Problem description.
Comb the records below for the string "that" and copy each line where it turns up.

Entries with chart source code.
* START *

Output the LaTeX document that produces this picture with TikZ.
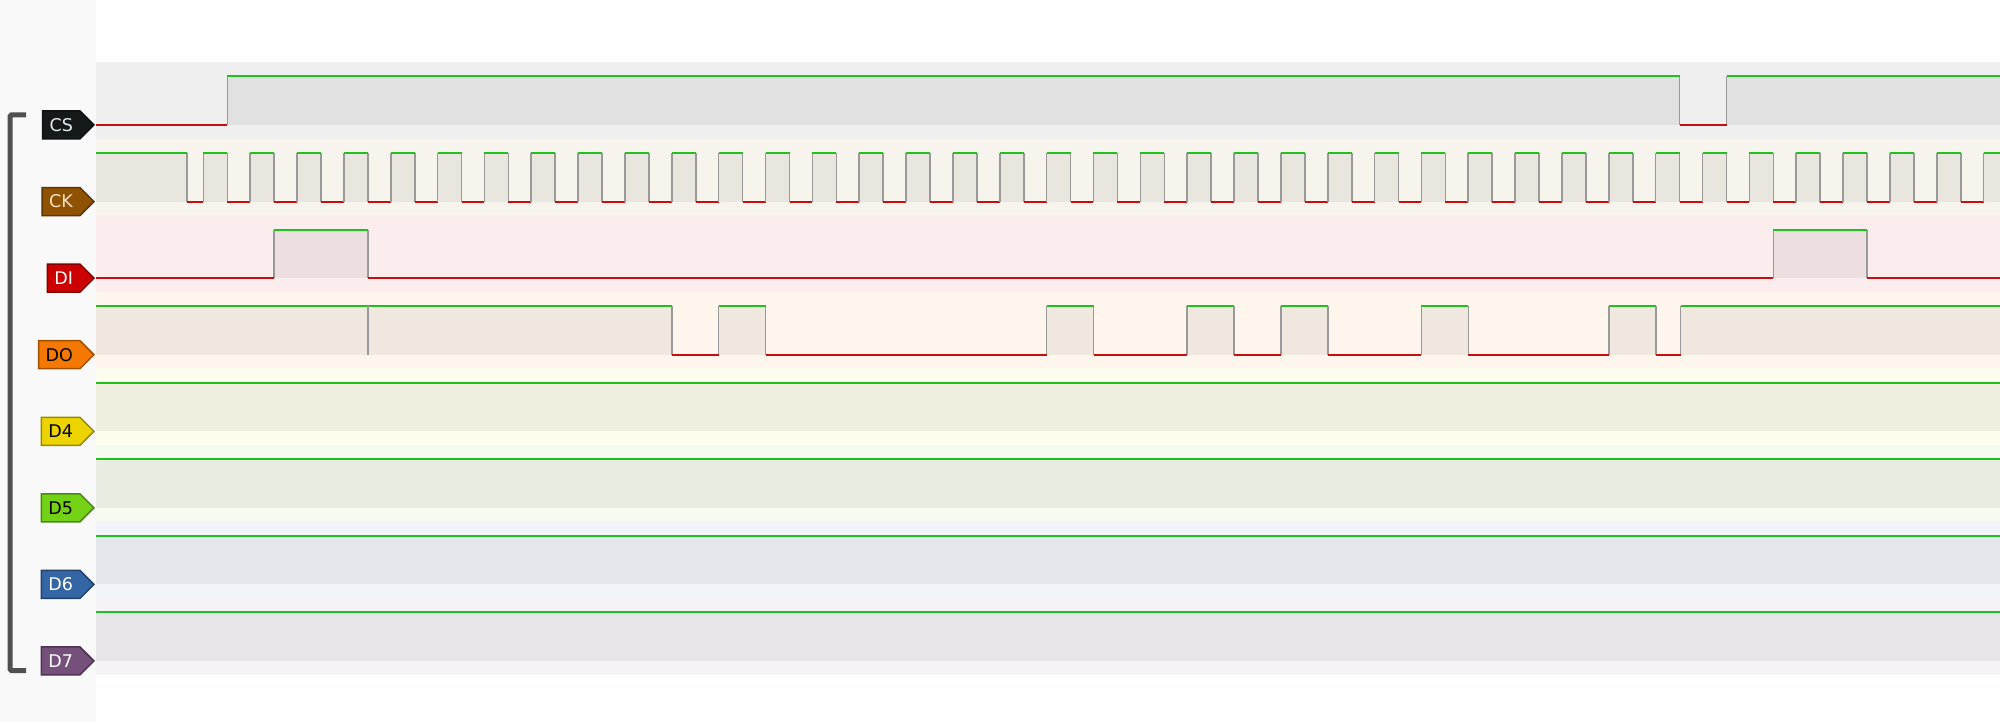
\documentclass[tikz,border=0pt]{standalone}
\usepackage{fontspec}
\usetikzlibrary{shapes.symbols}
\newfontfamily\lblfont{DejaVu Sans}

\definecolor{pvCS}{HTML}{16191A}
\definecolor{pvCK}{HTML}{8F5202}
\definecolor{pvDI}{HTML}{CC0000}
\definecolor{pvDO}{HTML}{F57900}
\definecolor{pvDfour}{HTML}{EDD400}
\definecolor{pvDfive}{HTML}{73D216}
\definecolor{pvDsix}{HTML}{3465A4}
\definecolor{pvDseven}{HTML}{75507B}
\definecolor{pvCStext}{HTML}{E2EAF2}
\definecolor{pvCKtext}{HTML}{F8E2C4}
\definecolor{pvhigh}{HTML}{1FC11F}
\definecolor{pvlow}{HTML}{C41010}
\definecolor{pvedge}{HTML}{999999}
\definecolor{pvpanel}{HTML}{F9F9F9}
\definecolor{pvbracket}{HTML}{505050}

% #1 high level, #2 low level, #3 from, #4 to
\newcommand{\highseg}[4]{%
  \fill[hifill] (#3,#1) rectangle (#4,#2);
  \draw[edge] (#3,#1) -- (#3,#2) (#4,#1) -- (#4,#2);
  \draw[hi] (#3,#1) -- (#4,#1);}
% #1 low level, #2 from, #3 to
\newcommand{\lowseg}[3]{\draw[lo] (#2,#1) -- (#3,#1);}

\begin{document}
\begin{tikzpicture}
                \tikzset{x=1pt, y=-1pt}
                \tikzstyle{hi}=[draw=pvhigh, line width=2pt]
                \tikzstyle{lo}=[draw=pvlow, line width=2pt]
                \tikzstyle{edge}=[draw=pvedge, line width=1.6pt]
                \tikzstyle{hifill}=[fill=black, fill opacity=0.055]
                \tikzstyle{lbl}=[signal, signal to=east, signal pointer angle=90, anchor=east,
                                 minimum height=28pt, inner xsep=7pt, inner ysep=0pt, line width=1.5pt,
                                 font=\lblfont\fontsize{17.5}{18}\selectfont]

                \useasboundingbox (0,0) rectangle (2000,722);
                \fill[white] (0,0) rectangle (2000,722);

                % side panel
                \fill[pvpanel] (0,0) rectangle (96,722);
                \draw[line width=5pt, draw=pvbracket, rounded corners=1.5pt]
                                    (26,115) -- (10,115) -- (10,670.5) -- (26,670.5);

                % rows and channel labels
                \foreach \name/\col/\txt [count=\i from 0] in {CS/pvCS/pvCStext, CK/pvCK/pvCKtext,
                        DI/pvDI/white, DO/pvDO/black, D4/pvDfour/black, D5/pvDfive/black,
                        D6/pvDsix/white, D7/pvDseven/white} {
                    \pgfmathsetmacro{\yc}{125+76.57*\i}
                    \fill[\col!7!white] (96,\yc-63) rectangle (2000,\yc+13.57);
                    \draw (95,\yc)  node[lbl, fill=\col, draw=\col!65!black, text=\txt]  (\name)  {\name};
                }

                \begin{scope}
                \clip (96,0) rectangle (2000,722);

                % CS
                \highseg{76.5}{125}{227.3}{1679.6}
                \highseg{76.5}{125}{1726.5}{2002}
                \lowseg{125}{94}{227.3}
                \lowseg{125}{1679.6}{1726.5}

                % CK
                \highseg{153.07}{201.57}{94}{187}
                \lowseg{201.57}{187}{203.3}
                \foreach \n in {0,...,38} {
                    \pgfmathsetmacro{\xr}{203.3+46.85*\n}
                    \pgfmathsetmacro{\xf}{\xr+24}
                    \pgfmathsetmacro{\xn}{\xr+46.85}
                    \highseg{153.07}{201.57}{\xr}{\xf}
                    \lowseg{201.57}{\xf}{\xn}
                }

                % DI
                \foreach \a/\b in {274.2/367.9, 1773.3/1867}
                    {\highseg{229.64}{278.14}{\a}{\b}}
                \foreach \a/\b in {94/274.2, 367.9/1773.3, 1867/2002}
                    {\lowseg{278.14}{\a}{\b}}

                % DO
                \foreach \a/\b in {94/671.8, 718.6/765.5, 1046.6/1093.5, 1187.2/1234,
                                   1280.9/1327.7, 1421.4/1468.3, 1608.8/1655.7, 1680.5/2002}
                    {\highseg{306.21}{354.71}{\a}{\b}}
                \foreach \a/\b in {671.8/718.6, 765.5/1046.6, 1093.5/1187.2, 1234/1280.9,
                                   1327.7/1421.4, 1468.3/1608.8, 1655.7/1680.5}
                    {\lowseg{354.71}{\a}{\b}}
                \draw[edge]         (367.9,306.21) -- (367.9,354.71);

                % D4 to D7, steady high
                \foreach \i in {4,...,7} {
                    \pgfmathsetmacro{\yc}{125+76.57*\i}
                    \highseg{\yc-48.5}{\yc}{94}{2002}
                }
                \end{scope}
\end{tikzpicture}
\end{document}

* END *
* START *

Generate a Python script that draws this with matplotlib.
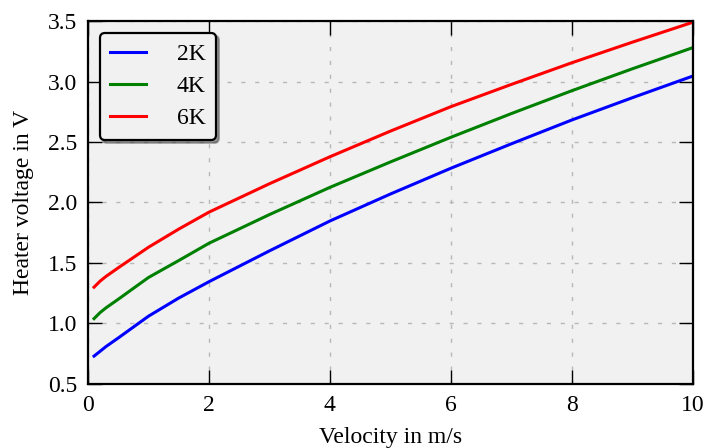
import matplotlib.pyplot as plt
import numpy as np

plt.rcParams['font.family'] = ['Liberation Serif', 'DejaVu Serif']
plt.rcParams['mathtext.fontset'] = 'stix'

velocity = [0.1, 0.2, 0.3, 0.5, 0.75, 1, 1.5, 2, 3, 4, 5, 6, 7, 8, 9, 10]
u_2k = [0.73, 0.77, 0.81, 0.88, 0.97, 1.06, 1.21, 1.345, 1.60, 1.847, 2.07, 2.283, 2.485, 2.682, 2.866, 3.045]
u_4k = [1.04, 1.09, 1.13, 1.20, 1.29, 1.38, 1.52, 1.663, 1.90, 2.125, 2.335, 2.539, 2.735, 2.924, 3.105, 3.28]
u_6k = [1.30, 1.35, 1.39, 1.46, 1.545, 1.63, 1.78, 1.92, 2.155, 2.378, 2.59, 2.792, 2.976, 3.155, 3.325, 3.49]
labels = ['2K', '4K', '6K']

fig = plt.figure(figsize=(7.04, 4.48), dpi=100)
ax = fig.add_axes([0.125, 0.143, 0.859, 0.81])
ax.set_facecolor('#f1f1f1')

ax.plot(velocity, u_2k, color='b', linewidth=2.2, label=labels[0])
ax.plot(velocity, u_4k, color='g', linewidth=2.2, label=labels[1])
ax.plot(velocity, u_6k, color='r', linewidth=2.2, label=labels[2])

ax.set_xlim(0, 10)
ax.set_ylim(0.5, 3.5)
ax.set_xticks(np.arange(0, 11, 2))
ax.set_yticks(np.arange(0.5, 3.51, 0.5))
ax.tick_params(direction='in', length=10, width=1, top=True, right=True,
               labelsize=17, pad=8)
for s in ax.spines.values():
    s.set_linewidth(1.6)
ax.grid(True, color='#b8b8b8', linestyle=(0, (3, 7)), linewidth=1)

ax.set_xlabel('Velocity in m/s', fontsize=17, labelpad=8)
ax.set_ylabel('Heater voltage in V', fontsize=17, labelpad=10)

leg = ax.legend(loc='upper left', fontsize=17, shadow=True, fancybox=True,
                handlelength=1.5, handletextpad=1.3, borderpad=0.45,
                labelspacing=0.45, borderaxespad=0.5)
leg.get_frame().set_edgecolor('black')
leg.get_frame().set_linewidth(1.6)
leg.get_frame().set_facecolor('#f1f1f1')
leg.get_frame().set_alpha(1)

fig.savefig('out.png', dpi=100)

* END *

Written answer.
Output the LaTeX document that produces this picture with TikZ.
Generate a Python script that draws this with matplotlib.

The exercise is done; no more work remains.